Serbia’s EU export model is exposed because it is built on imported industrial precursors, domestic processing and final export into EU manufacturing chains. In 2025, EU imports from Serbia reached about €21.2bn, while EU exports to Serbia were about €25.9bn, confirming a two-way industrial corridor rather than a one-direction export story. Serbia’s total merchandise exports reached about €33.1bn in 2025, while imports were about €41.9bn, showing the scale of imported inputs embedded in final outbound goods.
The new CBAM direction matters because Serbia is not only exporting basic steel, aluminium, copper products or electricity-linked goods. Its real exposure sits in cables, electrical equipment, automotive parts, machinery, rubber products, steel products, metal structures, transformers, components and processed industrial goods. These are precisely the categories where EU rules are now moving from “what product is imported?” to “what carbon, material and origin evidence is inside the product?”
For Serbian exporters, the critical issue is the precursor chain. Steel coils, aluminium profiles, copper, chemicals, plastics, fasteners, machinery parts, batteries, electrical components and imported energy-intensive materials may enter Serbia from the EU, China, Turkey or other third countries, then be processed into finished goods exported to Germany, Italy, Austria, Hungary, Romania, Croatia or Slovenia. Under the new CBAM logic, the EU buyer will increasingly ask not only for Serbian origin documentation, but for material composition, embedded-emissions data, supplier declarations, production-route evidence and proof that low-carbon claims are not based on resource shuffling.
The exposure is highest in three Serbian export channels.
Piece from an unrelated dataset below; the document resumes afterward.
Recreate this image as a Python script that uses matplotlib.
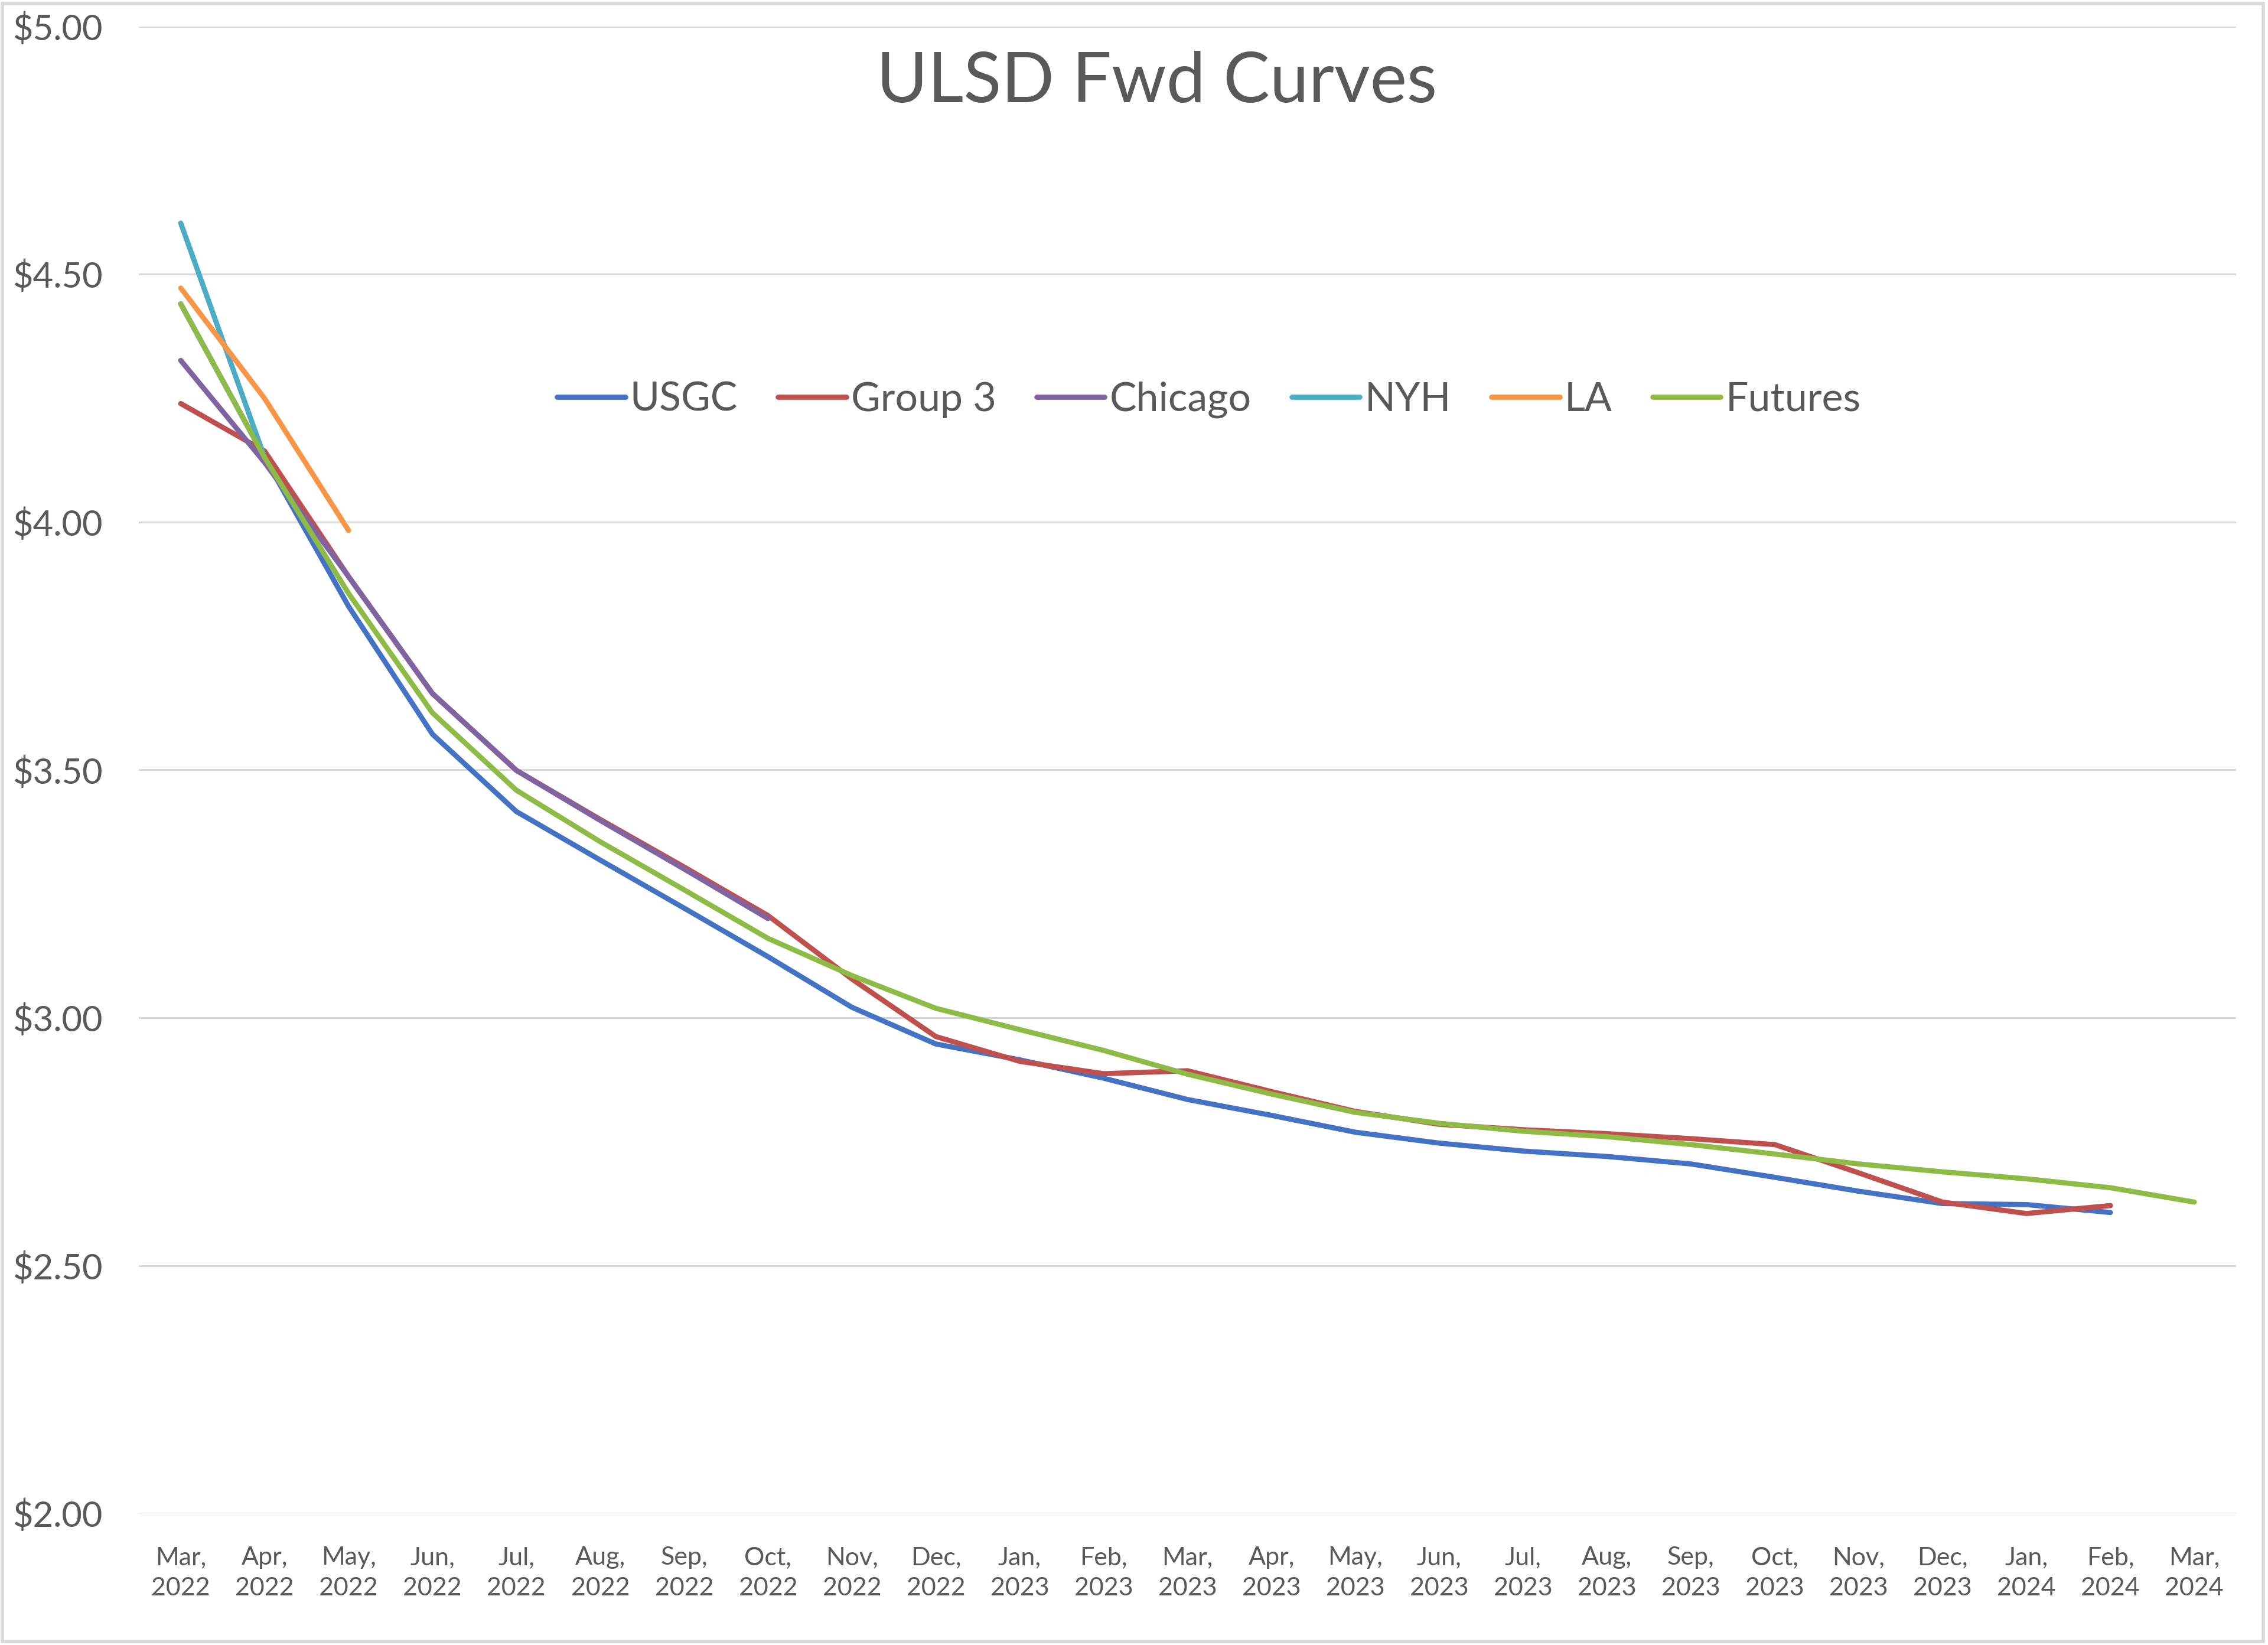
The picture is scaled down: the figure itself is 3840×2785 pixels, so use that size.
import numpy as np
import matplotlib
matplotlib.use('Agg')
import matplotlib.pyplot as plt
from matplotlib.patches import Rectangle

plt.rcParams.update({
    'font.family': ['Lato', 'DejaVu Sans'],
})
TEXT = '#595959'
GRID = '#D9D9D9'
nan = np.nan

# ---------------------------------------------------------------
# data
# ---------------------------------------------------------------
months = ['Mar', 'Apr', 'May', 'Jun', 'Jul', 'Aug', 'Sep', 'Oct', 'Nov',
          'Dec', 'Jan', 'Feb', 'Mar', 'Apr', 'May', 'Jun', 'Jul', 'Aug',
          'Sep', 'Oct', 'Nov', 'Dec', 'Jan', 'Feb', 'Mar']
years = ['2022'] * 10 + ['2023'] * 12 + ['2024'] * 3

usgc = [4.44, 4.13, 3.83, 3.572, 3.416, 3.318, 3.221, 3.123, 3.021,
        2.947, 2.915, 2.878, 2.835, 2.803, 2.769, 2.747, 2.731, 2.72,
        2.705, 2.678, 2.650, 2.625, 2.623, 2.607, nan]
group3 = [4.239, 4.143, 3.89, 3.654, 3.499, 3.40, 3.304, 3.206, 3.078,
          2.962, 2.912, 2.887, 2.893, 2.851, 2.811, 2.785, 2.774, 2.766,
          2.756, 2.744, 2.687, 2.628, 2.605, 2.621, nan]
chicago = [4.326, 4.12, 3.89, 3.654, 3.499, 3.398, 3.300, 3.200] + [nan] * 17
nyh = [4.603, 4.13] + [nan] * 23
la = [4.472, 4.249, 3.983] + [nan] * 22
futures = [4.44, 4.13, 3.856, 3.615, 3.459, 3.355, 3.258, 3.16, 3.085,
           3.019, 2.976, 2.934, 2.886, 2.846, 2.809, 2.787, 2.771, 2.76,
           2.744, 2.725, 2.705, 2.689, 2.675, 2.657, 2.628]

series = [
    ('USGC',    usgc,    '#4472C4'),
    ('Group 3', group3,  '#C0504D'),
    ('Chicago', chicago, '#8064A2'),
    ('NYH',     nyh,     '#4BACC6'),
    ('LA',      la,      '#F79646'),
    ('Futures', futures, '#8DBB45'),
]

# ---------------------------------------------------------------
# figure
# ---------------------------------------------------------------
fig = plt.figure(figsize=(38.4, 27.85), dpi=100)
ax = fig.add_axes([0.0612, 0.080, 0.9248, 0.904])

x = np.arange(len(months))
for name, vals, color in series:
    ax.plot(x, vals, color=color, lw=6.3, label=name,
            solid_joinstyle='round', solid_capstyle='round')

ax.set_xlim(-0.5, len(months) - 0.5)
ax.set_ylim(2.0, 5.0)
ax.set_yticks(np.arange(2.0, 5.01, 0.5))
ax.set_yticklabels([f'${v:.2f}' for v in np.arange(2.0, 5.01, 0.5)])
ax.set_xticks(x)
ax.set_xticklabels([f'{m},\n{y}' for m, y in zip(months, years)],
                   linespacing=1.45)

ax.grid(axis='y', color=GRID, lw=2.2)
ax.set_axisbelow(True)
for s in ax.spines.values():
    s.set_visible(False)
ax.tick_params(axis='y', length=0, pad=44, labelsize=43, labelcolor=TEXT)
ax.tick_params(axis='x', length=0, pad=40, labelsize=31, labelcolor=TEXT)

fig.text(0.510, 0.950, 'ULSD Fwd Curves', ha='center', va='center',
         fontsize=85, color=TEXT)

fig.legend(loc='center', bbox_to_anchor=(0.533, 0.757), ncol=6,
           frameon=False, fontsize=49, handlelength=1.7,
           handletextpad=0.12, columnspacing=1.0, labelcolor=TEXT)

fig.patches.append(Rectangle((0.001, 0.002), 0.997, 0.996,
                             transform=fig.transFigure, fill=False,
                             edgecolor=GRID, lw=4))

fig.savefig('out.png', dpi=100)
The first is automotive and electrical supply chains, where Serbian factories export wiring systems, components, motors, transformers, metal parts and assembled equipment into EU OEM and Tier-1 networks. The second is metal-processing and construction-linked goods, including steel structures, pipes, tanks, containers, fasteners, frames, machinery elements and aluminium products. The third is energy-intensive industrial exports, where electricity sourcing, process heat, scrap treatment and imported raw-material origin can affect the final carbon file.
The risk is not that Serbian supply chains automatically become uncompetitive. The risk is that they become undocumented. EU importers will not want uncertainty in their CBAM declarations, customs filings or supply-chain audits. A Serbian supplier that can deliver a complete carbon and material passport can remain competitive; a supplier that cannot explain its imported inputs, production route and electricity evidence may face discounts, delayed orders or replacement by a better-documented competitor.
The proactive strategy should start now with a CBAM supply-chain map for every EU-facing product family. Each exporter should identify imported precursors by CN code, supplier, country of origin, weight share, carbon relevance and final product allocation. This should be matched with production data, meter data, electricity invoices, PPAs where relevant, scrap classification, process yield and export declarations. The target is a practical file that an EU importer can use without rebuilding the Serbian supplier’s entire evidence chain.
For EU importers, the message should be direct: Serbian suppliers can remain competitive because Serbia offers proximity, skilled industrial labour, existing EU integration, shorter logistics routes and established supply relationships. But competitiveness now requires verification-ready supply chains, not only price and delivery performance. Serbian exporters should therefore market themselves as CBAM-ready suppliers: able to provide material-composition tables, embedded-emissions documentation, installation-level production evidence and controlled audit trails.
Measures to plan on time include supplier carbon questionnaires, revised purchase contracts for precursor imports, mandatory emissions-data clauses, monthly meter-to-product reconciliation, EU-buyer data rooms, internal CBAM responsibility matrices, and product-level documentation packs for key exports. Larger Serbian exporters should create a dedicated CBAM and supply-chain compliance function linking procurement, production, energy management, customs, finance and sales.
The key commercial message is that CBAM does not have to push Serbian industry out of EU supply chains. It can actually strengthen Serbia’s position if companies move early. The winning suppliers will be those that can say to EU buyers: our price is competitive, our logistics are close, our production is proven, and our carbon data is ready before you ask for it.